Adi Wiryatama pun heran pengembangan BTID harus diberikan kemudahan KEK. Menurutnya akan lebih bagus berikan berkembang seperti investasi biasa saja, sehingga segala hal-hal kewajiban sebagai investor terhadap pajak, pendapatan daerah dan lainnya normal seperti investor lainnya.
“Mending jadi kawasan biasa saja, untuk nantinya segala hal kewajiban-kewajiban seperti pajak dan lainya sama dengan investor lainnya,” imbuhnya.
Misalnya dari segi pendapatan daerah, cukup merugikan, Pembangunan KEK bukan hanya akan mengurangi pendapatan negara akibat pemberian insentif fiskal, dan bea masuk, tetapi juga berpotensi besar mengurangi pendapatan pemerintah daerah.
Seperti UU KEK pasal 34 ayat (1); “Setiap Wajib Pajak yang melakukan usaha di KEK diberikan insentif berupa pembebasan atau keringanan pajak daerah dan retribusi daerah sesuai dengan ketentuan peraturan perundang-undangan”.
Padahal lanjutnya, pembangunan kawasan ini mensyaratkan infrastruktur yang memadai dan lengkap sebagaimana tercantum dalam pasal 4 huruf d UU KEK. Pembangunan infrastruktur tersebut tentu membutuhkan pembiayaan yang tidak kecil, sementara sumber pendanaan pembangunan dan pemeliharaan infrastruktur seperti tertulis dalam UU pasal 12 tidak hanya berasal dari APBN namun juga APBD.
Potensi pendapatan yang berkurang akibat pembebasan pajak daerah dan retribusi daerah, akan mempersulit posisi keuangan daerah untuk membiayai pembangunan maupun pemeliharaan infrastruktur di dalam KEK sendiri.
“Ini salah satunya, ada beberapa kajian-kajian kelemahan KEK, misalnya cenderung menguntungkan pemodal besar,” ungkapnya.
"Jika memang kawasan belum berkembang, dikembangkan dari awal dan penuh peran investor okelah.
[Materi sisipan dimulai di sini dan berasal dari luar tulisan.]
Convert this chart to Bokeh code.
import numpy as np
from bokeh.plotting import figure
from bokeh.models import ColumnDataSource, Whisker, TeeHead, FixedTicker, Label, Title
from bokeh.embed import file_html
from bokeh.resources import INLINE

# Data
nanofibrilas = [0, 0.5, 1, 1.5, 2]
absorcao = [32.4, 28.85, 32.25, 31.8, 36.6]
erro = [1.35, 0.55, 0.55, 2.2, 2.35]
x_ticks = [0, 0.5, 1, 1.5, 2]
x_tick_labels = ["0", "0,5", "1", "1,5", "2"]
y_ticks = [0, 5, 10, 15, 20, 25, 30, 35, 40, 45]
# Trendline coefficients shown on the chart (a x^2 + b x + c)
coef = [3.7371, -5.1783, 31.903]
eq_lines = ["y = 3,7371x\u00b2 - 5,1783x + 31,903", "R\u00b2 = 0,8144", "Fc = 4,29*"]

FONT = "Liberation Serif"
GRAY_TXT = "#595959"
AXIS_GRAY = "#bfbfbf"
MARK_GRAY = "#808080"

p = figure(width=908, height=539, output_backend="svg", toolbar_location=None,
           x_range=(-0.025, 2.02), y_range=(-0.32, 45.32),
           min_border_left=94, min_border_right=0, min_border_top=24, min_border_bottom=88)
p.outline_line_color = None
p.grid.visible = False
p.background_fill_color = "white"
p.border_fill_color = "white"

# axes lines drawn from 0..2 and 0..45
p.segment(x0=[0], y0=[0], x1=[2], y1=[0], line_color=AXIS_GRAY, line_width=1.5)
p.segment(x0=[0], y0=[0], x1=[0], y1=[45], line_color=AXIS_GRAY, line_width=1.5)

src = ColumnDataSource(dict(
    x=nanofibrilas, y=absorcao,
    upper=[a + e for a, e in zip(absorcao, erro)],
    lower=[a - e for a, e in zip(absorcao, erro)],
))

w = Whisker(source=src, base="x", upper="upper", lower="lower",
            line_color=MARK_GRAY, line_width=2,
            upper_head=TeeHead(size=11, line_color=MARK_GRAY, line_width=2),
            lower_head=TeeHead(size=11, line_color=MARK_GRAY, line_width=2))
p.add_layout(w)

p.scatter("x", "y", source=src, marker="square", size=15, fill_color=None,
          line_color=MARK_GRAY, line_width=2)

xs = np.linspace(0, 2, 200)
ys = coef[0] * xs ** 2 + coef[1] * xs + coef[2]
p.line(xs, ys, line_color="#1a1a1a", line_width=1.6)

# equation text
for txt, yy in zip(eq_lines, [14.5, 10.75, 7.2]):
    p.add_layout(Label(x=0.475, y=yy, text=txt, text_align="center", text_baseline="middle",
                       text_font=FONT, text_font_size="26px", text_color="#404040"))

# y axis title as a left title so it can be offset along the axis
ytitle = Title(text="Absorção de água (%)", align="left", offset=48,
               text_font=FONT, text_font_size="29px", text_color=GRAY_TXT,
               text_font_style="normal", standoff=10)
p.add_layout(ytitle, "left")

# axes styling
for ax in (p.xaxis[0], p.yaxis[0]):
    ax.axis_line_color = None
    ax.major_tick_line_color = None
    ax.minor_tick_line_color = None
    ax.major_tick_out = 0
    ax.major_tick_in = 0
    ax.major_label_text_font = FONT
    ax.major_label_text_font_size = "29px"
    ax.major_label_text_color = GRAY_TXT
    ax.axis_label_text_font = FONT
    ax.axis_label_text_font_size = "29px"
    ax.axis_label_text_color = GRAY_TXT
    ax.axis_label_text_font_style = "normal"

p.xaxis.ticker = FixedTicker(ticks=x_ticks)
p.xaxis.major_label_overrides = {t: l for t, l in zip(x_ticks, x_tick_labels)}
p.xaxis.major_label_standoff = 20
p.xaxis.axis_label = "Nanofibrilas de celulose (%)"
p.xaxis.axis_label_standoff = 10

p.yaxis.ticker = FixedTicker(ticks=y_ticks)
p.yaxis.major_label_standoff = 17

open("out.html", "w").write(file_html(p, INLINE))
Ini kawasan sudah bagus, minta perlakukan khusus, kan enak di investor jadinya,” tandas Owner Tasta (Taman Satwa Tabanan) itu.
Sebelumnya Presiden Direktur PT Bali Turtle Island Development (BTID) Tuti Hadiputranto menegaskan jika di KEK Kura Kura Bali akan dibangun sekolah internasional, hotel, kawasan kebugaran, hingga marina sebagai lokasi kapal bersandar.
Ia pun berharap pemerintah terus mendukung pembangunan kawasan tersebut, sehingga sejalan dengan peta jalan Ekonomi Kerthi Bali. "Kami terus mengundang para investor untuk melakukan penanaman modal di kawasan Kura Kura Bali, khususnya investasi yang berkelanjutan, baik pada sektor pendidikan, kesehatan dan kebugaran, dan tentu saja pada sektor pariwisata termasuk marina dan resort," katanya.